Like other young women in Syria who have no family and no employment prospects, Hajar decided she would find a man who would provide security. That man is the 70-year-old father of a neighbor, who requires round-the-clock care from his younger wife.

Originally from Damascus, Hajar, whose education goes only as far as a high school literature degree, lost her entire family when their home in Jobar was shelled by the government. She found herself living with neighbors for two months.

“I lost my mother, my father and my three siblings all on one day,” she says, crying. “My married sister is the only one I have left but she’s married to a man who is [angry] and stingy.

“She lives with her in-laws in a small house they all fled to. Her husband has no work and they could barely put up with each other, so how would they fare putting up with [me]?”

With the neighbors’ financial situation worsening, they spoke of kicking Hajar out of the house – the burden of supporting one more person became too much.

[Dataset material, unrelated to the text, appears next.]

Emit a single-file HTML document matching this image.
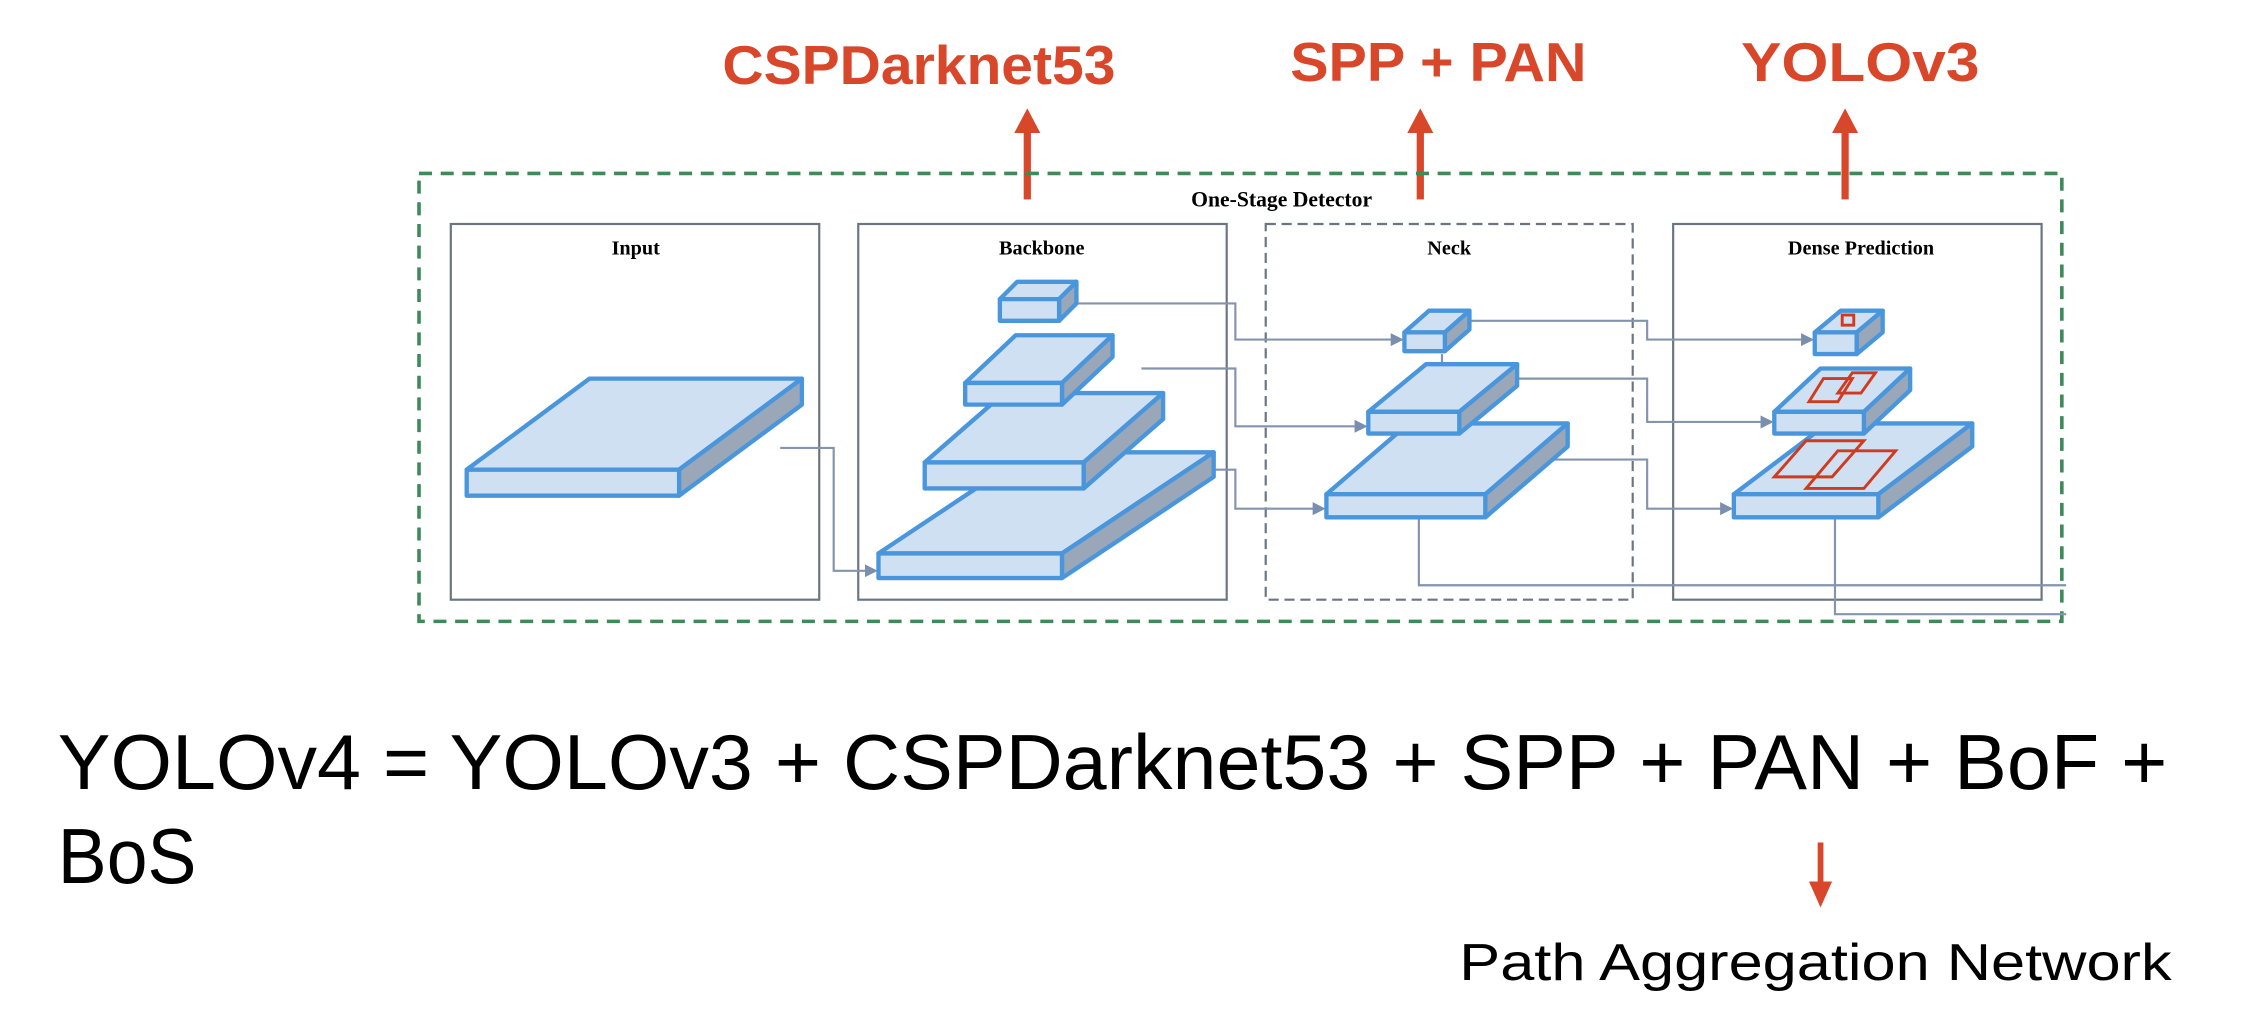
<!DOCTYPE html>
<html><head><meta charset="utf-8"><style>html,body{margin:0;padding:0;background:#fff;}svg{display:block}</style></head>
<body>
<svg width="2254" height="1026" viewBox="0 0 1560 710" preserveAspectRatio="none" xmlns="http://www.w3.org/2000/svg">
<defs>
<marker id="ga" markerWidth="6" markerHeight="6" refX="5" refY="3" orient="auto"><path d="M0,0 L6,3 L0,6 z" fill="#7a8fb0"/></marker>
</defs>
<!-- red labels -->
<g font-family="Liberation Sans, sans-serif" font-weight="bold" fill="#d9472b" font-size="38">
<text x="500" y="58" textLength="272" lengthAdjust="spacingAndGlyphs">CSPDarknet53</text>
<text x="893" y="56" textLength="205" lengthAdjust="spacingAndGlyphs">SPP + PAN</text>
<text x="1205" y="56" textLength="165" lengthAdjust="spacingAndGlyphs">YOLOv3</text>
</g>
<g fill="#d9472b">
<rect x="708.5" y="90" width="5" height="48"/><path d="M702,92 L711,75 L720,92 z"/>
<rect x="980.5" y="90" width="5" height="48"/><path d="M974,92 L983,75 L992,92 z"/>
<rect x="1274.5" y="90" width="5" height="48"/><path d="M1268,92 L1277,75 L1286,92 z"/>
</g>
<!-- outer green dashed -->
<rect x="290" y="120" width="1137" height="310" fill="none" stroke="#3f8a5a" stroke-width="2.5" stroke-dasharray="9,6"/>
<text x="887" y="143" font-family="Liberation Serif, serif" font-weight="bold" font-size="15" text-anchor="middle">One-Stage Detector</text>
<!-- panels -->
<g fill="none" stroke="#6b7480" stroke-width="1.5">
<rect x="312" y="155" width="255" height="260"/>
<rect x="594" y="155" width="255" height="260"/>
<rect x="876" y="155" width="254" height="260" stroke-dasharray="7,4"/>
<rect x="1158" y="155" width="255" height="260"/>
</g>
<g font-family="Liberation Serif, serif" font-weight="bold" font-size="14" text-anchor="middle">
<text x="440" y="176">Input</text><text x="721" y="176">Backbone</text><text x="1003" y="176">Neck</text><text x="1288" y="176">Dense Prediction</text>
</g>
<!-- connectors -->
<g fill="none" stroke="#8494ad" stroke-width="1.5">
<path d="M540,310 H577 V395 H606" marker-end="url(#ga)"/>
<path d="M745,210 H855 V235 H970" marker-end="url(#ga)"/>
<path d="M790,255 H855 V295 H945" marker-end="url(#ga)"/>
<path d="M830,325 H855 V352 H916" marker-end="url(#ga)"/>
<path d="M1017,222 H1140 V235 H1254" marker-end="url(#ga)"/>
<path d="M1045,262 H1140 V292 H1226" marker-end="url(#ga)"/>
<path d="M1070,318 H1140 V352 H1198" marker-end="url(#ga)"/>
<path d="M982,300 V405 H1430"/>
<path d="M1270,270 V425 H1430"/>
<path d="M721,280 V263" marker-end="url(#ga)"/>
<path d="M721,335 V323" marker-end="url(#ga)"/>
<path d="M998,245 V268" marker-end="url(#ga)"/>
<path d="M998,302 V316" marker-end="url(#ga)"/>
</g>
<!-- slabs -->
<g stroke="#4a96dc" stroke-width="3" stroke-linejoin="round">
<g><polygon fill="#cfe0f2" points="323,325 470,325 555,262 408,262"/><polygon fill="#9aa7b8" points="470,325 555,262 555,280 470,343"/><rect fill="#cfe0f2" x="323" y="325" width="147" height="18"/></g>
<g><polygon fill="#cfe0f2" points="608,383 735,383 840,313 713,313"/><polygon fill="#9aa7b8" points="735,383 840,313 840,330 735,400"/><rect fill="#cfe0f2" x="608" y="383" width="127" height="17"/></g>
<g><polygon fill="#cfe0f2" points="640,320 750,320 805,272 695,272"/><polygon fill="#9aa7b8" points="750,320 805,272 805,290 750,338"/><rect fill="#cfe0f2" x="640" y="320" width="110" height="18"/></g>
<g><polygon fill="#cfe0f2" points="668,265 735,265 770,232 703,232"/><polygon fill="#9aa7b8" points="735,265 770,232 770,247 735,280"/><rect fill="#cfe0f2" x="668" y="265" width="67" height="15"/></g>
<g><polygon fill="#cfe0f2" points="692,207 733,207 745,195 704,195"/><polygon fill="#9aa7b8" points="733,207 745,195 745,210 733,222"/><rect fill="#cfe0f2" x="692" y="207" width="41" height="15"/></g>
<g><polygon fill="#cfe0f2" points="918,342 1028,342 1085,293 975,293"/><polygon fill="#9aa7b8" points="1028,342 1085,293 1085,309 1028,358"/><rect fill="#cfe0f2" x="918" y="342" width="110" height="16"/></g>
<g><polygon fill="#cfe0f2" points="947,285 1010,285 1050,252 987,252"/><polygon fill="#9aa7b8" points="1010,285 1050,252 1050,267 1010,300"/><rect fill="#cfe0f2" x="947" y="285" width="63" height="15"/></g>
<g><polygon fill="#cfe0f2" points="972,230 1000,230 1017,215 989,215"/><polygon fill="#9aa7b8" points="1000,230 1017,215 1017,228 1000,243"/><rect fill="#cfe0f2" x="972" y="230" width="28" height="13"/></g>
<g><polygon fill="#cfe0f2" points="1200,342 1300,342 1365,293 1265,293"/><polygon fill="#9aa7b8" points="1300,342 1365,293 1365,309 1300,358"/><rect fill="#cfe0f2" x="1200" y="342" width="100" height="16"/></g>
<g><polygon fill="#cfe0f2" points="1228,285 1290,285 1322,255 1260,255"/><polygon fill="#9aa7b8" points="1290,285 1322,255 1322,270 1290,300"/><rect fill="#cfe0f2" x="1228" y="285" width="62" height="15"/></g>
<g><polygon fill="#cfe0f2" points="1256,230 1285,230 1303,215 1274,215"/><polygon fill="#9aa7b8" points="1285,230 1303,215 1303,230 1285,245"/><rect fill="#cfe0f2" x="1256" y="230" width="29" height="15"/></g>
</g>
<!-- red boxes in dense prediction -->
<g fill="none" stroke="#d03a1e" stroke-width="2">
<rect x="1275" y="218" width="8" height="7"/>
<polygon points="1252,278 1262,262 1282,262 1272,278"/>
<polygon points="1272,272 1282,258 1298,258 1288,272"/>
<polygon points="1228,330 1250,305 1290,305 1268,330"/>
<polygon points="1250,338 1272,312 1312,312 1290,338"/>
</g>
<!-- bottom formula -->
<g font-family="Liberation Sans, sans-serif" fill="#000" font-size="54">
<text x="40" y="546" textLength="1460" lengthAdjust="spacingAndGlyphs">YOLOv4 = YOLOv3 + CSPDarknet53 + SPP + PAN + BoF +</text>
<text x="40" y="611" textLength="96" lengthAdjust="spacingAndGlyphs">BoS</text>
</g>
<rect x="1258" y="583" width="4" height="30" fill="#d9472b"/>
<path d="M1252,610 L1260,628 L1268,610 z" fill="#d9472b"/>
<text x="1010" y="678" font-family="Liberation Sans, sans-serif" font-size="36" textLength="493" lengthAdjust="spacingAndGlyphs">Path Aggregation Network</text>
</svg>
</body></html>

One day one of the other women in Jobar visited her, seeking a wife for her 70-year-old father. The woman would be responsible for taking care of the man, a widow; in turn, he would provide for her.

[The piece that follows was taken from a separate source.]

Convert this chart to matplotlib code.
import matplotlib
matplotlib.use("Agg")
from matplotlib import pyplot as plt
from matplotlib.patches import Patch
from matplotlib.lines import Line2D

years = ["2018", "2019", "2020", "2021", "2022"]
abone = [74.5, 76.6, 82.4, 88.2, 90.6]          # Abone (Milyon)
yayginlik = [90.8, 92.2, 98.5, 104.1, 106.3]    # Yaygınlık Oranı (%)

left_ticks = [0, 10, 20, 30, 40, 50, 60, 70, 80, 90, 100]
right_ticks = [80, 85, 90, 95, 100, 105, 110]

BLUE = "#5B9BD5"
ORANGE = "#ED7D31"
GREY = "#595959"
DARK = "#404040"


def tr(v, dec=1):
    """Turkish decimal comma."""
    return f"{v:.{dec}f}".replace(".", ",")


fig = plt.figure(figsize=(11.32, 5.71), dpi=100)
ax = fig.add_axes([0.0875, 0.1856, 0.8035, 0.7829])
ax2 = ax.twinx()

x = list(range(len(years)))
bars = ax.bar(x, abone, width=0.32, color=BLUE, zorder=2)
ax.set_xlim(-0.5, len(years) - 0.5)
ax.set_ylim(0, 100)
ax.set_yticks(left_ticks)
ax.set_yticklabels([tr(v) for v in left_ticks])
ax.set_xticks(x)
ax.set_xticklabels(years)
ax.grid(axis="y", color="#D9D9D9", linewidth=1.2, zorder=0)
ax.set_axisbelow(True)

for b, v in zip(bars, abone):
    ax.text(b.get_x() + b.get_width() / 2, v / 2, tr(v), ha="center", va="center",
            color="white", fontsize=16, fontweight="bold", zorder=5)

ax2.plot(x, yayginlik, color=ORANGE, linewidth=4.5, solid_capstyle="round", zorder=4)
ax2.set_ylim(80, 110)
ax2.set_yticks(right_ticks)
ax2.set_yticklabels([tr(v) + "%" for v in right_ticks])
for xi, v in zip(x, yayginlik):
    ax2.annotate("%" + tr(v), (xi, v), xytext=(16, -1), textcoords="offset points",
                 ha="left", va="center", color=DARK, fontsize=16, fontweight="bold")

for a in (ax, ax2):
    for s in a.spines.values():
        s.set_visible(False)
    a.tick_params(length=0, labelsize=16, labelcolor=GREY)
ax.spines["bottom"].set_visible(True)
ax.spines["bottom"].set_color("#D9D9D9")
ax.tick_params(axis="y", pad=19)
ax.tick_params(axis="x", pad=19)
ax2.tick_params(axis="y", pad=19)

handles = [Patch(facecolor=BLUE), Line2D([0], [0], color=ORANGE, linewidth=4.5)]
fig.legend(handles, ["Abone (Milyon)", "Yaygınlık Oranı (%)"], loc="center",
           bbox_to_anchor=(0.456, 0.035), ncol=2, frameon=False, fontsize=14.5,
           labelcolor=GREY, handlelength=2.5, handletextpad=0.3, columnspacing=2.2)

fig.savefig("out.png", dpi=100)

“I have no income, no family, no home, no work, no brother to lean on,” Hajar says. “I had to agree to whoever wished to marry me. To me, things couldn’t get worse than the life I was living.”

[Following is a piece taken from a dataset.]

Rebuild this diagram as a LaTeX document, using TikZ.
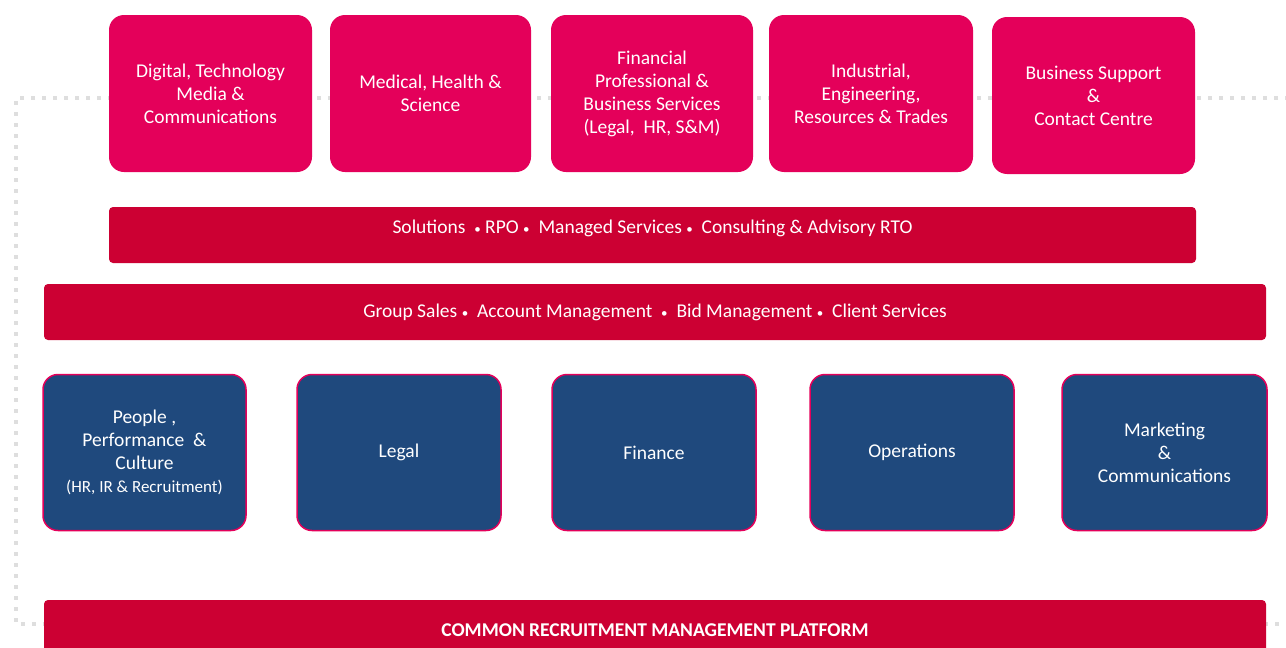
\documentclass[tikz,border=0pt]{standalone}
\usepackage{fontspec}
\setmainfont{Carlito}
\usetikzlibrary{calc}
\definecolor{sector}{RGB}{228,0,90}
\definecolor{barred}{RGB}{204,0,51}
\definecolor{corpblue}{RGB}{31,73,125}
\definecolor{dotgray}{RGB}{222,222,222}
% small bullet used between service names
\newcommand\sepdot{{\fontsize{13}{13}\selectfont•}}
\tikzset{
  txt/.style={font=\fontsize{19.5}{23}\selectfont, text=white, align=center},
  sectorbox/.style={txt, fill=sector, rounded corners=15pt, minimum width=203pt, minimum height=157pt, inner sep=0pt},
  band/.style={txt, fill=barred, rounded corners=4pt, inner sep=0pt},
  funcbox/.style={txt, fill=corpblue, draw=sector, line width=1.5pt, rounded corners=15pt, minimum width=203pt, minimum height=156pt, inner sep=0pt},
  frame/.style={draw=dotgray, line width=4pt, dash pattern=on 4pt off 7pt}
}
\begin{document}
\begin{tikzpicture}[x=1pt,y=-1pt]
\clip (0,0) rectangle (1286,648);
\fill[white] (0,0) rectangle (1286,648);
% dotted frame behind everything
\draw[frame] (1300,98) -- (16,98) -- (16,624) -- (1300,624);

% business sectors
\node[sectorbox] (s1) at (210.5,93.5) {Digital, Technology\\Media \&\\Communications};
\node[sectorbox, minimum width=201pt] (s2) at (430.5,93.5) {Medical, Health \&\\Science};
\node[sectorbox, minimum width=202pt] (s3) at (652,93.5) {Financial\\Professional \&\\Business Services\\(Legal,\ \ HR, S\&M)};
\node[sectorbox, minimum width=204pt] (s4) at (871,93.5) {Industrial,\\Engineering,\\Resources \& Trades};
\node[sectorbox] (s5) at (1093.5,95.5) {Business Support\\\&\\Contact Centre};

% service bands
\node[band, minimum width=1087pt, minimum height=56pt] (sol) at (652.5,235) {};
\node[txt] (soltext) at ($(sol.north)+(0,22)$) {Solutions\ \ \sepdot\ RPO \sepdot\ \ Managed Services \sepdot\ \ Consulting \& Advisory RTO};
\node[band, minimum width=1222pt, minimum height=56pt] (grp) at (655,312) {Group Sales \sepdot\ \ Account Management\ \ \sepdot\ \ Bid Management \sepdot\ \ Client Services};

% corporate functions
\node[funcbox] (f1) at (144.5,452.5) {People ,\\Performance\ \ \&\\Culture\\{\fontsize{17}{24}\selectfont (HR, IR \& Recruitment)}};
\node[funcbox, minimum width=204pt] (f2) at (399,452.5) {Legal};
\node[funcbox, minimum width=204pt] (f3) at (654,452.5) {Finance};
\node[funcbox, minimum width=204pt] (f4) at (912,452.5) {Operations};
\node[funcbox, minimum width=205pt] (f5) at (1164.5,452.5) {Marketing\\\&\\Communications};

% platform
\node[band, minimum width=1222pt, minimum height=60pt, font=\fontsize{19.5}{23}\bfseries\selectfont] (plat) at (655,630) {COMMON RECRUITMENT MANAGEMENT PLATFORM};
\end{tikzpicture}
\end{document}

Nour, 28, is a civil engineer from Damascus. She says she had always dreamed of meeting an ambitious, educated and cultured man with whom she could lead a stable and financially comfortable life.

But as the conflict entered its third year, she started thinking of her future and how the number of potential suitors was dwindling. So when an illiterate 35-year-old named Malek asked for her hand in marriage, she accepted.

“There is a large education disparity between us,” she says. “All we do is exchange ‘good morning’ and ‘good evening,’ or we talk about the war and whose house was shelled and who died. We never talk about anything cultural or anything that has any real essence.”

Thinking it her best chance for financial security, Leila, 23, married young – then watched her husband’s income dry up after he was injured by shelling and had his foot amputated.

“In the end, we must adapt to life,” she says. “I work as a school teacher in an educational institute to provide for us.”

But Leila’s mother says her daughter is still too young to feel her desires and needs are unfulfilled by her husband.

“They now live on what her in-laws give them and what she makes,” her mother says. “But is this sustainable?”